21. Why do you think this is a stalemate? Your position was much better earlier, but now because all of the pieces are traded you are only slightly better. Look at this continuation... 21. Kb1 Qxg2 22. Qxb7 Qxc3?! 23. Qc6+! and black is in big trouble. No guarantees your opponent would play this of course, but I think this was the kind of line you were both analyzing.
24. You say "strange sacrifce", but it isn't really a sacrifice. As you point out, the king should have moved to d6 after the exchange and won that bothersome pawn. You can't defend it with Rg5 because black can just push a pawn and force you off the rank anyway. The game actually would have been even at that point - in fact, black might be slightly better. So trading off the queens was an advantage for black.
40. "he can cause my king a world of hurt." I don't think black is in much of a position to do anything at the moment.
45. I am not nearly so confident about white winning this endgame. You certainly have dominated much of the game, but this is a new position and deserves a new evaluation. After the trade, white is slightly better, but a long way from winning.
54. Proper play is 54..Kb5 55. Ke4 Kxb4 and now black can either queen at the same time as white, or run to f8 and intercept the pawn. This game should be a draw here.
You were a much better player than your opponent, but don't get cocky at the end! Nice game. Hope my comments were helpful. Best of luck in the future.
I agree with almost none of the OP's comments, black was solid for a long long time. You weren't better until he dropped the pawn.
One piece can't dominate a side of the board. (move 7 comment).
You have space, but not control of the middle. You can't have initiaitve without threats and black is too solid for you to have initiative. And black can't be cramped unless he has more pieces. His piece count fits his space just fine. (move 10 comment).
15...Qf6Notice black's queen is better than yours now :p
16.Nb3You trade a center knight and accept a doubled pawn... I mean, it's not a bad move but surely at this point you must realize the game is just equal.
b8 is not weak, mostly because you can't attack it... with move 21 you contradict this assessment yourself. (move 18 comment).
You might want to look up the definition of stalemate.
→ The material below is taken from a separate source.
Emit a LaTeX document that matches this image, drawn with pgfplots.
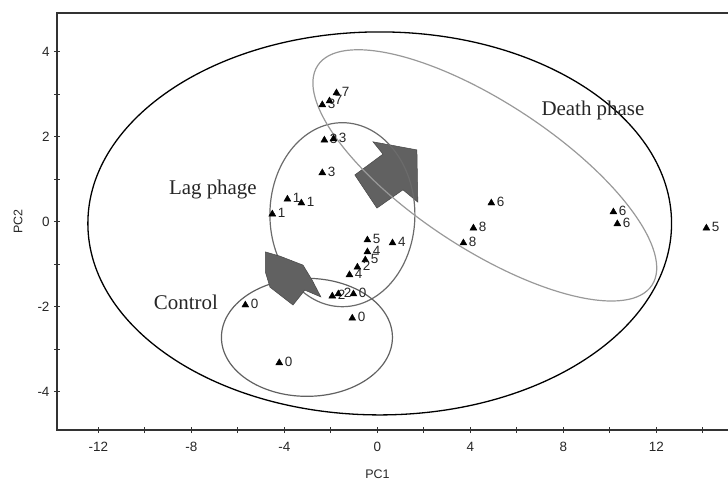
\documentclass[border=0pt]{standalone}
\usepackage{pgfplots}
\pgfplotsset{compat=1.18}
\usepackage{fontspec}
\setmainfont{Liberation Sans}
\newfontfamily\serifnote{Liberation Serif}

\pgfplotstableread{
x y lab
-1.76 3.03 7
-2.06 2.84 7
-2.37 2.75 3
-2.28 1.92 3
-1.89 1.95 3
-2.37 1.15 3
-3.87 0.53 1
-3.27 0.44 1
-4.52 0.18 1
-0.43 -0.43 5
0.65 -0.50 4
-0.43 -0.71 4
-0.52 -0.90 5
-0.86 -1.07 2
-1.20 -1.25 4
-1.94 -1.75 2
-1.68 -1.70 2
-1.03 -1.70 0
-5.68 -1.96 0
-1.08 -2.27 0
-4.22 -3.32 0
4.90 0.44 6
4.13 -0.15 8
3.70 -0.50 8
10.15 0.23 6
10.32 -0.05 6
14.15 -0.15 5
}\pcadata

\begin{document}
\begin{tikzpicture}
\begin{axis}[
  scale only axis, width=671bp, height=417bp,
  at={(0,0)}, anchor=south west,
  xmin=-13.78, xmax=15.08, ymin=-4.90, ymax=4.91,
  xtick={-12,-8,...,12}, minor xtick={-10,-6,...,14},
  ytick={-4,-2,...,4}, minor ytick={-3,-1,1,3},
  tick pos=left, tick align=center,
  major tick length=6bp, minor tick length=6bp,
  major tick style={black!80, line width=1bp},
  minor tick style={black!80, line width=1bp},
  axis line style={draw=none},
  clip=false,
  /pgf/number format/assume math mode=true,
  tick label style={font=\fontsize{13.5}{15}\selectfont, text=black!85},
  xticklabel style={yshift=-6bp},
  yticklabel style={xshift=-1bp},
  xlabel={PC1}, ylabel={PC2},
  xlabel style={at={(axis description cs:0.4776,-0.1055)}, anchor=center, font=\fontsize{12.5}{14}\selectfont, text=black!85},
  ylabel style={at={(axis description cs:-0.0581,0.5)}, anchor=center, font=\fontsize{12.5}{14}\selectfont, text=black!85},
]
% frame (left, top, bottom)
\draw[black!80, line width=1.3bp] (rel axis cs:1,1) -- (rel axis cs:0,1) -- (rel axis cs:0,0) -- (rel axis cs:1,0);

% big arrow (lag -> death)
\fill[black!62, draw=black!72, line width=0.5bp]
  (axis cs:-0.97,1.10) -- (axis cs:0.24,1.59) -- (axis cs:-0.19,1.88) -- (axis cs:1.70,1.69)
  -- (axis cs:1.74,0.46) -- (axis cs:1.10,0.75) -- (axis cs:-0.02,0.32) -- cycle;

% ellipses
\draw[black, line width=1.3bp] (axis cs:0.10,-0.04) ellipse [x radius=291.85bp, y radius=191.5bp];
\draw[black!58, line width=1.2bp] (axis cs:-1.505,0.165) ellipse [x radius=72.5bp, y radius=92bp];
\draw[black!62, line width=1.2bp] (axis cs:-3.03,-2.72) ellipse [x radius=85.5bp, y radius=59bp];
\draw[black!40, line width=1.2bp, rotate around={-33.3:(axis cs:4.62,1.09)}] (axis cs:4.62,1.09) ellipse [x radius=200bp, y radius=73bp];

% small arrow (control -> lag)
\fill[black!62, draw=black!72, line width=0.5bp]
  (axis cs:-4.82,-0.71) -- (axis cs:-4.19,-0.81) -- (axis cs:-3.20,-1.02) -- (axis cs:-2.81,-1.37)
  -- (axis cs:-2.43,-1.77) -- (axis cs:-3.12,-1.61) -- (axis cs:-3.63,-1.96) -- (axis cs:-4.62,-1.54)
  -- (axis cs:-4.82,-1.18) -- cycle;

% phase labels
\node[anchor=base west, inner sep=0pt, font=\serifnote\fontsize{21}{24}\selectfont, text=black!85] at (axis cs:7.05,2.50) {Death phase};
\node[anchor=base east, inner sep=0pt, font=\serifnote\fontsize{21}{24}\selectfont, text=black!85] at (axis cs:-5.18,0.63) {Lag phage};
\node[anchor=base east, inner sep=0pt, font=\serifnote\fontsize{21}{24}\selectfont, text=black!85] at (axis cs:-6.85,-2.06) {Control};

\addplot[only marks, mark=triangle*, mark size=4bp, black,
  nodes near coords, point meta=explicit symbolic,
  every node near coord/.style={anchor=west, inner sep=0.5bp, xshift=4.8bp, yshift=1bp,
    font=\fontsize{13.5}{15}\selectfont, text=black!85}]
  table[x=x, y=y, meta=lab] {\pcadata};
\end{axis}
\pgfresetboundingbox
\path (-57bp,-52bp) rectangle (671bp,430bp);
\end{tikzpicture}
\end{document}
Also if anything black is better if only because you believe you're better and therefore are more likely to misplay the position ;) Other than that it's about as close to dead equal as you can get. (move 21 comment).
e5, e6, e7, and e8 are covered, I wonder where exactly you think black's king is in danger from? (move 24 comment).
Maybe I shouldn't be so hard on you... I often play a guy often that always goes for 3rd rank defense stuff and loves to trade pieces... I used to think I was getting better positions out of the opening for along time and would be really frustrated to lose when I overstretched myself.
Now I realize lots of those positions are just equal... and that little bit of extra space can come back to bite you after a lot of pieces come off. What was a potential plus in the middlegame is just a weakness in the endgame.
That didn't happen much here, but your "advantage" was an illusion until you won a pawn.